▼▼▼
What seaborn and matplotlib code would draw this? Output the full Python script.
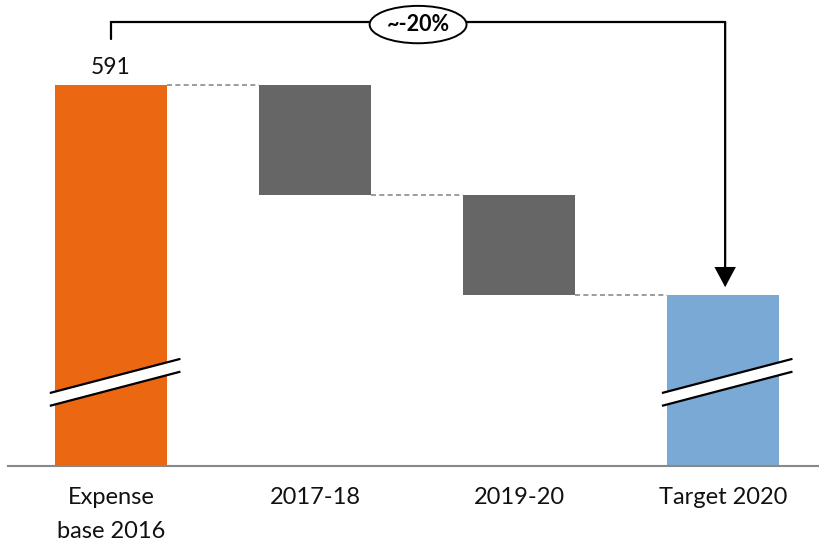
import matplotlib
matplotlib.use("Agg")
import matplotlib.pyplot as plt
from matplotlib.patches import Ellipse, Polygon
import numpy as np
import pandas as pd
import seaborn as sns

# Waterfall data
categories = ["Expense\nbase 2016", "2017-18", "2019-20", "Target 2020"]
start_value = 591
changes = [-62, -56]
bar_colors = ["#EB6711", "#666666", "#666666", "#7BA9D6"]

sns.set_theme(style="white")
plt.rcParams["font.family"] = ["Lato", "DejaVu Sans"]

# running totals
levels = np.cumsum([start_value] + changes)          # 591, 529, 473
target_value = int(levels[-1])
axis_floor = 377                                     # broken axis starts here
tops = np.array([start_value, levels[0], levels[1], target_value], dtype=float)
bottoms = np.array([axis_floor, levels[1], levels[2], axis_floor], dtype=float)

df = pd.DataFrame({"category": categories, "height": tops - bottoms})

fig = plt.figure(figsize=(8.19, 5.45), dpi=100)
ax = fig.add_axes([8 / 819, 1 - 466 / 545, 1 - 8 / 819, 466 / 545])

bar_width = 0.55
sns.barplot(data=df, x="category", y="height", bottom=bottoms, width=bar_width,
            errorbar=None, color="#666666", ax=ax, zorder=2)
for patch, c in zip(ax.patches, bar_colors):
    patch.set_facecolor(c)
    patch.set_edgecolor("none")

ax.set_xlim(-0.505, 3.47)
ax.set_ylim(axis_floor, 638.8)

# dashed connectors between consecutive bars
for i, lvl in enumerate(levels):
    ax.plot([i + bar_width / 2, i + 1 - bar_width / 2], [lvl, lvl],
            color="#8C8C8C", lw=1.2, ls=(0, (3, 2)), zorder=1)

# value label on the starting bar
ax.text(0, start_value + 6.5, f"{start_value}", ha="center", va="baseline",
        fontsize=16.5, color="#111111")

# axis break marks on the full-height bars
brk_mid, half_rise, half_gap = 424, 9.6, 3.6
for j in (0, 3):
    x0, x1 = j - 0.30, j + 0.34
    up = [(x0, brk_mid - half_rise + half_gap), (x1, brk_mid + half_rise + half_gap)]
    lo = [(x0, brk_mid - half_rise - half_gap), (x1, brk_mid + half_rise - half_gap)]
    ax.add_patch(Polygon([up[0], up[1], lo[1], lo[0]], closed=True,
                         facecolor="white", edgecolor="none", zorder=3))
    for seg in (up, lo):
        ax.plot([seg[0][0], seg[1][0]], [seg[0][1], seg[1][1]],
                color="black", lw=1.6, zorder=4, solid_capstyle="butt")

# bracket with arrow from start to target
bracket_y = 626.4
pct = (target_value - start_value) / start_value * 100
ax.plot([0, 0, 3.01], [616.8, bracket_y, bracket_y], color="black", lw=1.6,
        zorder=4, solid_joinstyle="miter")
ax.annotate("", xy=(3.01, target_value + 4.5), xytext=(3.01, bracket_y),
            arrowprops=dict(arrowstyle="-|>,head_length=0.6,head_width=0.32",
                            mutation_scale=20, color="black", lw=1.6,
                            shrinkA=0, shrinkB=0, joinstyle="miter"),
            zorder=4)
ax.plot([3.01, 3.01], [bracket_y - 0.8, bracket_y], color="black", lw=1.6, zorder=4)
ax.add_patch(Ellipse((1.505, 625.0), 0.475, 21.0, facecolor="white",
                     edgecolor="black", lw=1.4, zorder=5))
ax.text(1.505, 624.8, f"~{round(pct):d}%", ha="center", va="center",
        fontsize=15.5, fontweight="bold", color="black", zorder=6)

# axes styling
for side in ("left", "top", "right"):
    ax.spines[side].set_visible(False)
ax.spines["bottom"].set_color("#888888")
ax.spines["bottom"].set_linewidth(1.5)
ax.set_yticks([])
ax.set_xlabel("")
ax.set_ylabel("")
ax.set_xticks(range(len(categories)))
ax.set_xticklabels(categories, fontsize=17, color="#111111", linespacing=1.8)
ax.tick_params(axis="x", length=0, pad=15)

fig.savefig("out.png", dpi=100)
▲▲▲
Directive: Write out, word for word, the lines from the start of the data through the one holding "ax.set_ylim(axis_floor, 638.8)". Omit pictures.

Exercise output:
What seaborn and matplotlib code would draw this? Output the full Python script.
import matplotlib
matplotlib.use("Agg")
import matplotlib.pyplot as plt
from matplotlib.patches import Ellipse, Polygon
import numpy as np
import pandas as pd
import seaborn as sns

# Waterfall data
categories = ["Expense\nbase 2016", "2017-18", "2019-20", "Target 2020"]
start_value = 591
changes = [-62, -56]
bar_colors = ["#EB6711", "#666666", "#666666", "#7BA9D6"]

sns.set_theme(style="white")
plt.rcParams["font.family"] = ["Lato", "DejaVu Sans"]

# running totals
levels = np.cumsum([start_value] + changes)          # 591, 529, 473
target_value = int(levels[-1])
axis_floor = 377                                     # broken axis starts here
tops = np.array([start_value, levels[0], levels[1], target_value], dtype=float)
bottoms = np.array([axis_floor, levels[1], levels[2], axis_floor], dtype=float)

df = pd.DataFrame({"category": categories, "height": tops - bottoms})

fig = plt.figure(figsize=(8.19, 5.45), dpi=100)
ax = fig.add_axes([8 / 819, 1 - 466 / 545, 1 - 8 / 819, 466 / 545])

bar_width = 0.55
sns.barplot(data=df, x="category", y="height", bottom=bottoms, width=bar_width,
            errorbar=None, color="#666666", ax=ax, zorder=2)
for patch, c in zip(ax.patches, bar_colors):
    patch.set_facecolor(c)
    patch.set_edgecolor("none")

ax.set_xlim(-0.505, 3.47)
ax.set_ylim(axis_floor, 638.8)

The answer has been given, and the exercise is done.